Punti di accesso per semplificare

Punti unici di accesso ai servizi socio-sanitari per semplificare la vita dei cittadini, ridurre la burocrazia, migliorare l'integrazione tra prestazioni sanitarie e sociali e, in definitiva, garantire i livelli essenziali di assistenza (Lea), in particolare per gli assistiti più fragili.

A 'promuovere' il modello di assistenza che punta su una sola 'porta' d'ingresso al Ssn, integrato con i servizi sociali, è l' Agenzia nazionale per i servizi sanitari regionali (Agenas) che ieri, in un seminario a Roma, ha presentato uno studio sul tema che, oltre a proporre una fotografia di alcune esperienze regionali ha messo a punto un modello di riferimento, indicando i requisiti indispensabili.

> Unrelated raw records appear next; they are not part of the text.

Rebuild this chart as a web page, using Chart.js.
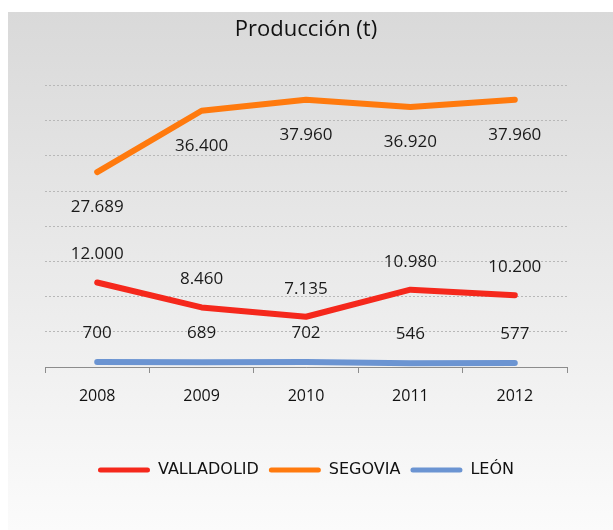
<!DOCTYPE html>
<html>
<head>
<meta charset="utf-8">
<script src="https://cdn.jsdelivr.net/npm/chart.js@4/dist/chart.umd.min.js"></script>
<style>
  html, body { margin: 0; padding: 0; background: #fff; }
  #wrap { position: absolute; left: 8px; top: 12px; width: 605px; height: 518px; }
</style>
</head>
<body>
<div id="wrap"><canvas id="prodChart"></canvas></div>
<script>
// chart data
const years = ["2008", "2009", "2010", "2011", "2012"];
const valladolid = [12000, 8460, 7135, 10980, 10200];
const segovia = [27689, 36400, 37960, 36920, 37960];
const leon = [700, 689, 702, 546, 577];

const seriesNames = ["VALLADOLID", "SEGOVIA", "LEÓN"];
const seriesColors = ["#f5281c", "#ff7a0e", "#6b94d2"];

const FONT = "'Open Sans', sans-serif";

// format numbers like 12.000
function fmt(v) {
  return v.toLocaleString("de-DE");
}

// gradient background for the whole chart
const bgPlugin = {
  id: "bg",
  beforeDraw(chart) {
    const c = chart.ctx;
    const g = c.createLinearGradient(0, 0, 0, chart.height);
    g.addColorStop(0, "#d9d9d9");
    g.addColorStop(1, "#fbfbfb");
    c.save();
    c.fillStyle = g;
    c.fillRect(0, 0, chart.width, chart.height);
    c.restore();
  }
};

// value labels next to each point
const labelPlugin = {
  id: "valueLabels",
  afterDatasetsDraw(chart) {
    const c = chart.ctx;
    c.save();
    c.font = "17px " + FONT;
    c.fillStyle = "#1a1a1a";
    c.textAlign = "center";
    c.textBaseline = "middle";
    chart.data.datasets.forEach(function (ds, i) {
      const meta = chart.getDatasetMeta(i);
      meta.data.forEach(function (pt, j) {
        c.fillText(fmt(ds.data[j]), pt.x, pt.y + ds.labelOffset);
      });
    });
    c.restore();
  }
};

const data = {
  labels: years,
  datasets: [
    {
      label: seriesNames[0],
      data: valladolid,
      borderColor: seriesColors[0],
      backgroundColor: seriesColors[0],
      labelOffset: -28
    },
    {
      label: seriesNames[1],
      data: segovia,
      borderColor: seriesColors[1],
      backgroundColor: seriesColors[1],
      labelOffset: 35
    },
    {
      label: seriesNames[2],
      data: leon,
      borderColor: seriesColors[2],
      backgroundColor: seriesColors[2],
      labelOffset: -29
    }
  ]
};

const config = {
  type: "line",
  data: data,
  options: {
    responsive: true,
    maintainAspectRatio: false,
    animation: false,
    layout: { padding: { left: 37, right: 46, top: 0, bottom: 42 } },
    elements: {
      line: { borderWidth: 6, tension: 0, borderCapStyle: "round", borderJoinStyle: "round" },
      point: { radius: 0, hoverRadius: 0 }
    },
    plugins: {
      title: {
        display: true,
        text: "Producción (t)",
        color: "#111",
        font: { family: FONT, size: 22, weight: "normal" },
        padding: { top: 5, bottom: 42 }
      },
      legend: {
        position: "bottom",
        labels: {
          color: "#111",
          font: { family: "'DejaVu Sans', sans-serif", size: 16 },
          boxWidth: 52,
          boxHeight: 5,
          padding: 10,
          useBorderRadius: true,
          borderRadius: 2.5,
          generateLabels(chart) {
            const items = Chart.defaults.plugins.legend.labels.generateLabels(chart);
            items.forEach(function (it) { it.lineWidth = 0; });
            return items;
          }
        }
      },
      tooltip: { enabled: false }
    },
    scales: {
      x: {
        offset: true,
        grid: {
          offset: true,
          drawOnChartArea: false,
          drawTicks: true,
          tickLength: 6,
          color: "#8c8c8c"
        },
        border: { color: "#8c8c8c" },
        ticks: {
          color: "#111",
          font: { family: FONT, size: 16 },
          padding: 14
        },
        afterFit(scale) { scale.height = 85; }
      },
      y: {
        min: 0,
        max: 40000,
        ticks: { display: false, stepSize: 5000 },
        border: { display: false, dash: [2, 2] },
        grid: {
          color: "#b8b8b8",
          lineWidth: 1,
          drawTicks: false
        },
        afterFit(scale) { scale.width = 0; }
      }
    }
  },
  plugins: [bgPlugin, labelPlugin]
};

const prodChart = new Chart(document.getElementById("prodChart"), config);
</script>
</body>
</html>
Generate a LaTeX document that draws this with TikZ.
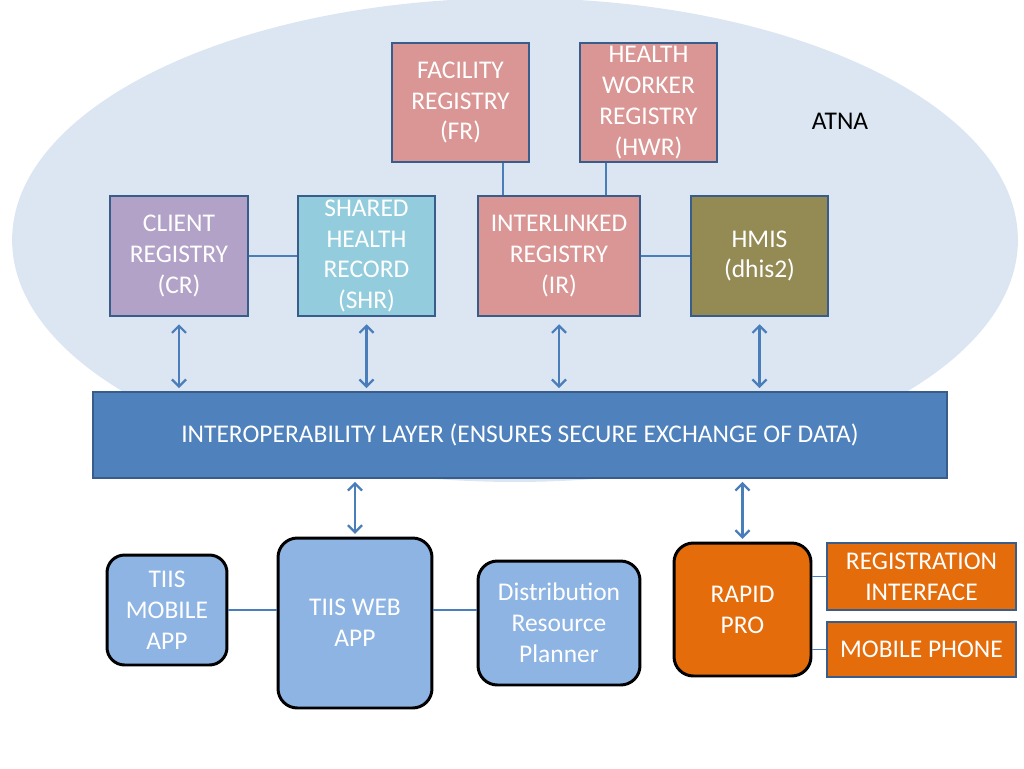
\documentclass[tikz,border=0pt]{standalone}
\usepackage{fontspec}
\setmainfont{Carlito}
\usetikzlibrary{arrows.meta}
\definecolor{atnafill}{HTML}{DCE6F2}
\definecolor{edgeblue}{HTML}{385D8A}
\definecolor{linkblue}{HTML}{4A7EBB}
\definecolor{regred}{HTML}{D99694}
\definecolor{crpurple}{HTML}{B3A2C7}
\definecolor{shrcyan}{HTML}{93CDDD}
\definecolor{hmisolive}{HTML}{948A54}
\definecolor{layerblue}{HTML}{4F81BD}
\definecolor{appblue}{HTML}{8EB4E3}
\definecolor{rporange}{HTML}{E46C0A}

\begin{document}
\begin{tikzpicture}
[x=0.02cm,y=-0.02cm,
 every node/.style={align=center,text=white,inner sep=0pt,
   font=\fontsize{14.5}{17.6}\selectfont},
 regbox/.style={draw=edgeblue,line width=1.4pt,minimum width=2.74cm,minimum height=2.4cm},
 appbox/.style={draw=black,line width=1.7pt,rounded corners=11pt,fill=appblue},
 link/.style={draw=linkblue,line width=0.8pt},
 flow/.style={draw=linkblue,line width=1.3pt,
   {Straight Barb[length=4pt,width=8pt]}-{Straight Barb[length=4pt,width=8pt]}}]
  \useasboundingbox (0,0) rectangle (1024,768);
  \fill[atnafill] (515,240) ellipse [x radius=10.06cm, y radius=4.84cm];
  \node[text=black] (atna) at (840,121) {ATNA};

  \node[regbox,fill=regred,minimum height=2.38cm] (fr) at (460.5,102.5) {FACILITY\\REGISTRY\\(FR)};
  \node[regbox,fill=regred,minimum height=2.38cm] (hwr) at (648.5,102.5) {HEALTH\\WORKER\\REGISTRY\\(HWR)};
  \node[regbox,fill=crpurple,minimum width=2.76cm] (cr) at (179,256) {CLIENT\\REGISTRY\\(CR)};
  \node[regbox,fill=shrcyan] (shr) at (366.5,256) {SHARED\\HEALTH\\RECORD\\(SHR)};
  \node[regbox,fill=regred,minimum width=3.24cm] (ir) at (559,256) {INTERLINKED\\REGISTRY\\(IR)};
  \node[regbox,fill=hmisolive] (hmis) at (759.5,256) {HMIS\\(dhis2)};

  \node[draw=edgeblue,line width=1.4pt,fill=layerblue,minimum width=17.08cm,minimum height=1.72cm] (layer) at (520,435)
    {INTEROPERABILITY LAYER (ENSURES SECURE EXCHANGE OF DATA)};

  \node[appbox,minimum width=2.4cm,minimum height=2.2cm,rounded corners=10pt] (mobile) at (167,610) {TIIS\\MOBILE\\APP};
  \node[appbox,minimum width=3.08cm,minimum height=3.4cm] (web) at (355,623) {TIIS WEB\\APP};
  \node[appbox,minimum width=3.24cm,minimum height=2.48cm] (drp) at (559,623) {Distribution\\Resource\\Planner};
  \node[appbox,fill=rporange,minimum width=2.74cm,minimum height=2.66cm] (rapid) at (742.5,609.5) {RAPID\\PRO};
  \node[regbox,fill=rporange,minimum width=3.78cm,minimum height=1.34cm] (reg) at (921.5,576.5) {REGISTRATION\\INTERFACE};
  \node[regbox,fill=rporange,minimum width=3.78cm,minimum height=1.1cm] (phone) at (921.5,649.5) {MOBILE PHONE};

  \coordinate (frx) at (503,0);
  \coordinate (hwrx) at (606,0);
  \draw[link] (cr) -- (shr);
  \draw[link] (ir) -- (hmis);
  \draw[link] (fr.south -| frx) -- (ir.north -| frx);
  \draw[link] (hwr.south -| hwrx) -- (ir.north -| hwrx);
  \draw[link] (mobile.east) -- (mobile.east -| web.west);
  \draw[link] (mobile.east -| web.east) -- (mobile.east -| drp.west);
  \draw[link] (reg.west) -- (reg.west -| rapid.east);
  \draw[link] (phone.west) -- (phone.west -| rapid.east);

  \foreach \n in {cr,shr,ir,hmis}
    \draw[flow,shorten <=4pt,shorten >=1.5pt] (\n.south) -- (\n.south |- layer.north);
  \foreach \n in {web,rapid}
    \draw[flow,shorten <=1.5pt,shorten >=1.5pt] (layer.south -| \n) -- (\n.north);
\end{tikzpicture}
\end{document}
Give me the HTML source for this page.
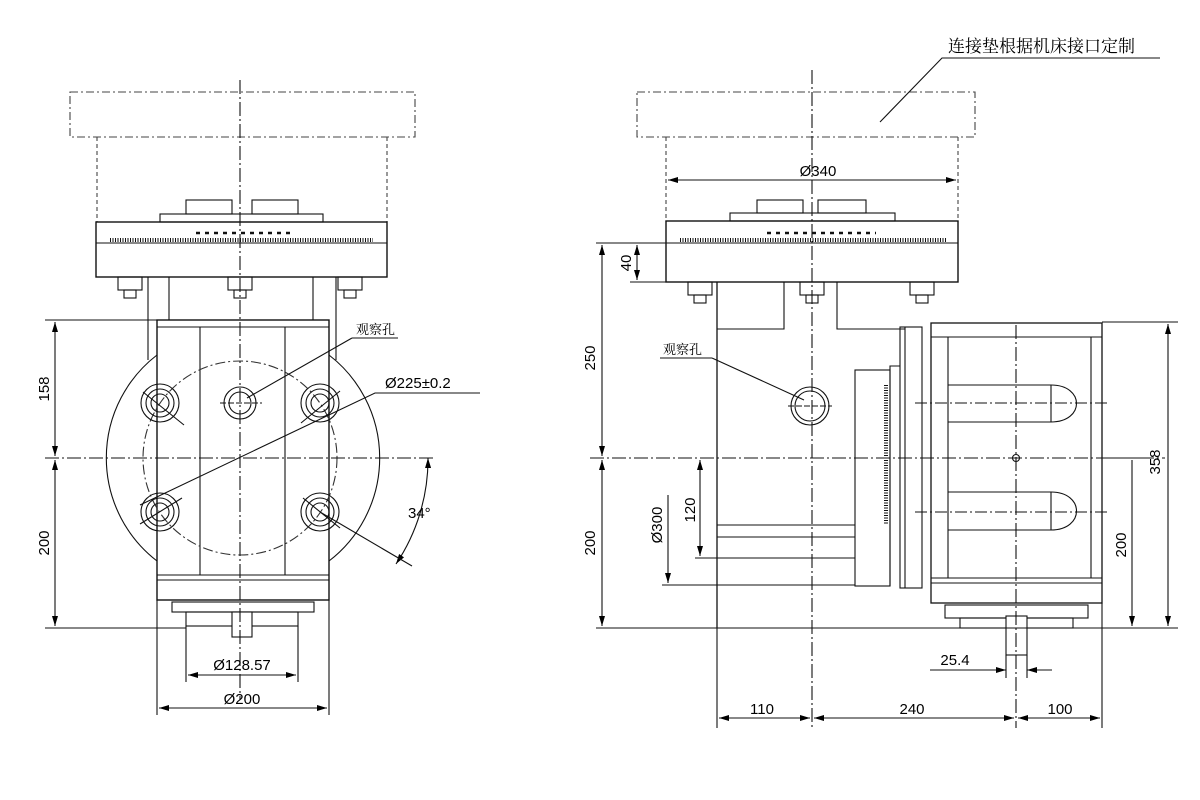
<!DOCTYPE html>
<html><head><meta charset="utf-8"><style>
html,body{margin:0;padding:0;background:#fff;}
svg{display:block;}
text{font-family:"Liberation Sans","Noto Sans CJK SC",sans-serif;fill:#000;}
.cn{font-family:"Noto Serif CJK SC","Noto Sans CJK SC",serif;}
</style></head><body>
<svg width="1200" height="800" viewBox="0 0 1200 800" xmlns="http://www.w3.org/2000/svg">
<defs>
<marker id="a" viewBox="0 0 10 6" refX="10" refY="3" markerWidth="11" markerHeight="6" orient="auto-start-reverse" markerUnits="userSpaceOnUse"><path d="M0,0 L10,3 L0,6z" fill="#000"/></marker>
</defs>
<g fill="none" stroke="#111" stroke-width="1.1">
<!-- ============ LEFT VIEW ============ -->
<rect x="70" y="92" width="345" height="45" stroke-dasharray="8,3,2,3" stroke="#444"/>
<line x1="97" y1="137" x2="97" y2="222" stroke-dasharray="4,3" stroke="#444"/>
<line x1="387" y1="137" x2="387" y2="222" stroke-dasharray="4,3" stroke="#444"/>
<rect x="186" y="200" width="46" height="14"/><rect x="252" y="200" width="46" height="14"/>
<rect x="160" y="214" width="163" height="8"/>
<rect x="96" y="222" width="291" height="55" stroke-width="1.4"/>
<line x1="96" y1="243" x2="387" y2="243"/>
<line x1="110" y1="240" x2="373" y2="240" stroke-width="4" stroke-dasharray="1,1.5"/>
<line x1="196" y1="233" x2="290" y2="233" stroke-width="2.5" stroke-dasharray="4,5"/>
<!-- bolts -->
<g id="bl">
<rect x="118" y="277" width="24" height="13"/><rect x="124" y="290" width="12" height="8"/>
</g>
<use href="#bl" x="110"/><use href="#bl" x="220"/>
<!-- supports -->
<line x1="148" y1="277" x2="148" y2="360"/><line x1="169" y1="277" x2="169" y2="320"/>
<line x1="313" y1="277" x2="313" y2="320"/><line x1="336" y1="277" x2="336" y2="360"/>
<path d="M157,355 A130,130 0 0 0 157,561"/>
<path d="M329,355 A130,130 0 0 1 329,561"/>
<!-- body -->
<rect x="157" y="320" width="172" height="280" fill="#fff" stroke-width="1.4"/>
<line x1="157" y1="327" x2="329" y2="327"/>
<line x1="200" y1="327" x2="200" y2="575"/><line x1="285" y1="327" x2="285" y2="575"/>
<line x1="157" y1="575" x2="329" y2="575"/><line x1="157" y1="580" x2="329" y2="580"/>
<circle cx="240" cy="458" r="97" stroke-dasharray="10,3,2,3" stroke="#333"/>
<g>
<circle cx="160" cy="403" r="19"/><circle cx="160" cy="403" r="14"/><circle cx="160" cy="403" r="9"/>
<circle cx="320" cy="403" r="19"/><circle cx="320" cy="403" r="14"/><circle cx="320" cy="403" r="9"/>
<circle cx="160" cy="512" r="19"/><circle cx="160" cy="512" r="14"/><circle cx="160" cy="512" r="9"/>
<circle cx="320" cy="512" r="19"/><circle cx="320" cy="512" r="14"/><circle cx="320" cy="512" r="9"/>
<circle cx="240" cy="403" r="16"/><circle cx="240" cy="403" r="11"/>
<line x1="143" y1="392" x2="184" y2="425"/><line x1="301" y1="423" x2="340" y2="391"/>
<line x1="140" y1="524" x2="182" y2="498"/><line x1="303" y1="498" x2="340" y2="528"/>
<line x1="220" y1="403" x2="262" y2="403" stroke-dasharray="6,2"/>
</g>
<rect x="172" y="602" width="142" height="10"/>
<rect x="186" y="612" width="112" height="14"/>
<rect x="232" y="612" width="20" height="25" fill="#fff"/>
<line x1="240" y1="80" x2="240" y2="700" stroke-dasharray="14,3,2,3"/>
<line x1="45" y1="458" x2="435" y2="458" stroke-dasharray="14,3,2,3"/>
<line x1="45" y1="320" x2="157" y2="320"/>
<line x1="45" y1="628" x2="186" y2="628"/>
<line x1="55" y1="322" x2="55" y2="456" marker-start="url(#a)" marker-end="url(#a)"/>
<line x1="55" y1="460" x2="55" y2="626" marker-start="url(#a)" marker-end="url(#a)"/>
<line x1="186" y1="626" x2="186" y2="682"/><line x1="298" y1="626" x2="298" y2="682"/>
<line x1="188" y1="675" x2="296" y2="675" marker-start="url(#a)" marker-end="url(#a)"/>
<line x1="157" y1="600" x2="157" y2="715"/><line x1="329" y1="600" x2="329" y2="715"/>
<line x1="159" y1="708" x2="327" y2="708" marker-start="url(#a)" marker-end="url(#a)"/>
<line x1="352" y1="338" x2="398" y2="338"/>
<line x1="352" y1="338" x2="247" y2="398"/>
<polyline points="140,505 375,393 480,393"/>
<path d="M428,458 A188,188 0 0 1 396,564" marker-start="url(#a)" marker-end="url(#a)"/>
<line x1="320" y1="512" x2="412" y2="566"/>

<!-- ============ RIGHT VIEW ============ -->
<rect x="637" y="92" width="338" height="45" stroke-dasharray="8,3,2,3" stroke="#444"/>
<line x1="666" y1="137" x2="666" y2="222" stroke-dasharray="4,3" stroke="#444"/>
<line x1="958" y1="137" x2="958" y2="222" stroke-dasharray="4,3" stroke="#444"/>
<line x1="668" y1="180" x2="956" y2="180" marker-start="url(#a)" marker-end="url(#a)"/>
<rect x="757" y="200" width="46" height="13"/><rect x="818" y="200" width="48" height="13"/>
<rect x="730" y="213" width="165" height="8"/>
<rect x="666" y="221" width="292" height="61" stroke-width="1.4"/>
<line x1="666" y1="243" x2="958" y2="243"/>
<line x1="680" y1="240" x2="946" y2="240" stroke-width="4" stroke-dasharray="1,1.5"/>
<line x1="767" y1="233" x2="876" y2="233" stroke-width="2.5" stroke-dasharray="4,5"/>
<use href="#bl" x="570" y="5"/><use href="#bl" x="682" y="5"/><use href="#bl" x="792" y="5"/>
<line x1="717" y1="282" x2="717" y2="628" stroke-width="1.3"/>
<polyline points="717,329 784,329 784,282"/>
<polyline points="837,282 837,329 905,329"/>
<circle cx="810" cy="406" r="19"/><circle cx="810" cy="406" r="15"/>
<line x1="788" y1="406" x2="832" y2="406" stroke-dasharray="6,2"/>
<line x1="717" y1="525" x2="855" y2="525"/><line x1="717" y1="537" x2="855" y2="537"/><line x1="717" y1="558" x2="855" y2="558"/>
<line x1="662" y1="585" x2="855" y2="585"/>
<rect x="855" y="370" width="35" height="216"/>
<polyline points="890,586 890,366 900,366"/>
<line x1="886" y1="385" x2="886" y2="525" stroke-width="4" stroke-dasharray="1,1.5"/>
<rect x="900" y="327" width="22" height="261"/><line x1="905" y1="327" x2="905" y2="588"/>
<rect x="931" y="323" width="171" height="280" stroke-width="1.3"/>
<line x1="931" y1="337" x2="1102" y2="337"/>
<line x1="931" y1="578" x2="1102" y2="578"/><line x1="931" y1="583" x2="1102" y2="583"/>
<line x1="948" y1="337" x2="948" y2="578"/><line x1="1091" y1="337" x2="1091" y2="578"/>
<path d="M948,385 L1051,385 C1085,385 1085,422 1051,422 L948,422"/><line x1="1051" y1="385" x2="1051" y2="422"/>
<path d="M948,492 L1051,492 C1085,492 1085,530 1051,530 L948,530"/><line x1="1051" y1="492" x2="1051" y2="530"/>
<line x1="915" y1="403" x2="1110" y2="403" stroke-dasharray="12,3,2,3"/>
<line x1="915" y1="512" x2="1110" y2="512" stroke-dasharray="12,3,2,3"/>
<circle cx="1016" cy="458" r="3.5"/>
<rect x="945" y="605" width="143" height="13"/>
<rect x="960" y="618" width="113" height="10"/>
<rect x="1006" y="616" width="21" height="39" fill="#fff"/>
<line x1="812" y1="70" x2="812" y2="728" stroke-dasharray="14,3,2,3"/>
<line x1="1016" y1="325" x2="1016" y2="728" stroke-dasharray="14,3,2,3"/>
<line x1="590" y1="458" x2="1165" y2="458" stroke-dasharray="14,3,2,3"/>
<line x1="596" y1="243" x2="666" y2="243"/><line x1="630" y1="282" x2="666" y2="282"/>
<line x1="637" y1="245" x2="637" y2="280" marker-start="url(#a)" marker-end="url(#a)"/>
<line x1="602" y1="245" x2="602" y2="456" marker-start="url(#a)" marker-end="url(#a)"/>
<line x1="602" y1="460" x2="602" y2="626" marker-start="url(#a)" marker-end="url(#a)"/>
<line x1="596" y1="628" x2="1178" y2="628"/>
<line x1="700" y1="460" x2="700" y2="556" marker-start="url(#a)" marker-end="url(#a)"/>
<line x1="695" y1="558" x2="717" y2="558"/>
<line x1="668" y1="495" x2="668" y2="583" marker-end="url(#a)"/>
<line x1="1102" y1="322" x2="1178" y2="322"/>
<line x1="1168" y1="324" x2="1168" y2="626" marker-start="url(#a)" marker-end="url(#a)"/>
<line x1="1100" y1="458" x2="1140" y2="458"/>
<line x1="1132" y1="460" x2="1132" y2="626" marker-end="url(#a)"/>
<line x1="717" y1="628" x2="717" y2="728"/><line x1="1102" y1="603" x2="1102" y2="728"/>
<line x1="719" y1="718" x2="810" y2="718" marker-start="url(#a)" marker-end="url(#a)"/>
<line x1="814" y1="718" x2="1014" y2="718" marker-start="url(#a)" marker-end="url(#a)"/>
<line x1="1018" y1="718" x2="1100" y2="718" marker-start="url(#a)" marker-end="url(#a)"/>
<line x1="1006" y1="655" x2="1006" y2="678"/><line x1="1027" y1="655" x2="1027" y2="678"/>
<line x1="930" y1="670" x2="1006" y2="670" marker-end="url(#a)"/>
<line x1="1052" y1="670" x2="1027" y2="670" marker-end="url(#a)"/>
<line x1="660" y1="358" x2="712" y2="358"/>
<line x1="712" y1="358" x2="804" y2="400"/>
<polyline points="880,122 942,58 1160,58"/>
</g>
<text x="45" y="389" font-size="15" transform="rotate(-90 45 389)" text-anchor="middle" dominant-baseline="middle">158</text>
<text x="45" y="543" font-size="15" transform="rotate(-90 45 543)" text-anchor="middle" dominant-baseline="middle">200</text>
<text x="242" y="670" font-size="15" text-anchor="middle">Ø128.57</text>
<text x="242" y="704" font-size="15" text-anchor="middle">Ø200</text>
<text x="356" y="334" font-size="13" class="cn">观察孔</text>
<text x="385" y="388" font-size="15">Ø225±0.2</text>
<text x="408" y="518" font-size="15">34°</text>

<text x="818" y="176" font-size="15" text-anchor="middle">Ø340</text>
<text x="627" y="263" font-size="15" transform="rotate(-90 627 263)" text-anchor="middle" dominant-baseline="middle">40</text>
<text x="591" y="358" font-size="15" transform="rotate(-90 591 358)" text-anchor="middle" dominant-baseline="middle">250</text>
<text x="591" y="543" font-size="15" transform="rotate(-90 591 543)" text-anchor="middle" dominant-baseline="middle">200</text>
<text x="691" y="510" font-size="15" transform="rotate(-90 691 510)" text-anchor="middle" dominant-baseline="middle">120</text>
<text x="658" y="525" font-size="15" transform="rotate(-90 658 525)" text-anchor="middle" dominant-baseline="middle">Ø300</text>
<text x="1156" y="462" font-size="15" transform="rotate(-90 1156 462)" text-anchor="middle" dominant-baseline="middle">358</text>
<text x="1122" y="545" font-size="15" transform="rotate(-90 1122 545)" text-anchor="middle" dominant-baseline="middle">200</text>
<text x="762" y="714" font-size="15" text-anchor="middle">110</text>
<text x="912" y="714" font-size="15" text-anchor="middle">240</text>
<text x="1060" y="714" font-size="15" text-anchor="middle">100</text>
<text x="955" y="665" font-size="15" text-anchor="middle">25.4</text>
<text x="663" y="354" font-size="13" class="cn">观察孔</text>
<text x="948" y="52" font-size="17" class="cn">连接垫根据机床接口定制</text>
</svg>
</body></html>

La ricerca, realizzata con 8 regioni, in collaborazione con diversi attori istituzionali, è durata oltre due anni e proseguirà nel tempo per monitorare lo sviluppo di questa forma organizzativa. "Il punto unico d'accesso - ha spiegato all'ADNKRONOS SALUTE Stefano Inglese, esperto di empowerment e cure primarie dell'Agenas - è uno strumento, una modalità organizzativa per evitare che un cittadino (soprattutto quelli più anziani età, che fanno i conti con una o più cronicità, con una disabilità) sia costretto a infinite peregrinazioni per godere di tutto ciò che il servizio socio-sanitario mette a sua disposizione all'interno dei livelli essenziali di assistenza". L'auspicio di questo studio che presentiamo "è quello che si punti a unificare, sia che lo si faccia in una struttura, cioè in un luogo fisico, sia che lo si faccia come funzioni, per migliorare la qualità del servizio e della vita del cittadino", dice l'esperto.

Il lavoro dell'Agenas "è stato soprattutto quello di estrazione di un modello potenziale - ha precisato Inglese - che indicasse tutto ciò che deve essere fatto per garantire un'assistenza 'organizzata' ai cittadini. Si è puntato ovviamente sugli aspetti funzionali, perché gli aspetti strutturali sono oggi appannaggio delle singole Regioni. Abbiamo, in sostanza, cercato di mettere insieme qualcosa che fosse utilizzabile e fruibile".

La ricerca finalizzata, svolta tra il 2006 e il 2007, ha avuto una fase di sperimentazione ristretta di 4 mesi (da febbraio a maggio del 2007) durante i quali gli operatori dei Punti unici di accesso (Pua) delle Regioni coinvolte hanno compilato questionari ad hoc. Dai risultati è emersa una grande variabilità organizzativa e, al tempo stesso, è stato possibile "evidenziare alcuni possibili comuni denominatori che permetterebbero l'adattabilità di un modello unico nelle diverse realtà". In generale sulle 8 regioni che hanno partecipato alla ricognizione, circa due terzi avevano attivato Pua da più di 180 giorni e, comunque, entro 6 mesi rispetto a quanto previsto dalla programmazione regionale.

Tutti i 'punti' sono di tipo sociosanitario e offrono "una risposta ai bisogni diversificati dei cittadini, mentre i destinatari principali sono soprattutto le "persone non autosufficienti, con patologie croniche, con disabilità e un accesso anche orientato alle persone con problemi psichiatrici e con dipendenze patologiche". Si è dimostrata "grande capacità di ricerca - afferma Pier Natale Mengozzi, presidente di Federsanità Anci e consigliere dell'Agenas - grande qualità dei risultati, coinvolgimento delle migliori intelligenze che si occupano di questi argomenti.

Ma una volta che il lavoro si è fatto - in conformità alle linee guida che ci hanno fornito ministero della Salute e Conferenza delle Regioni - bisogna capire in che modo il lavoro viene recepito dalle Regioni stesse. Questo è il vero punto. Altrimenti corriamo il rischio di lavorare per nulla. L'Agenzia è strumento delle Regioni, e va usato".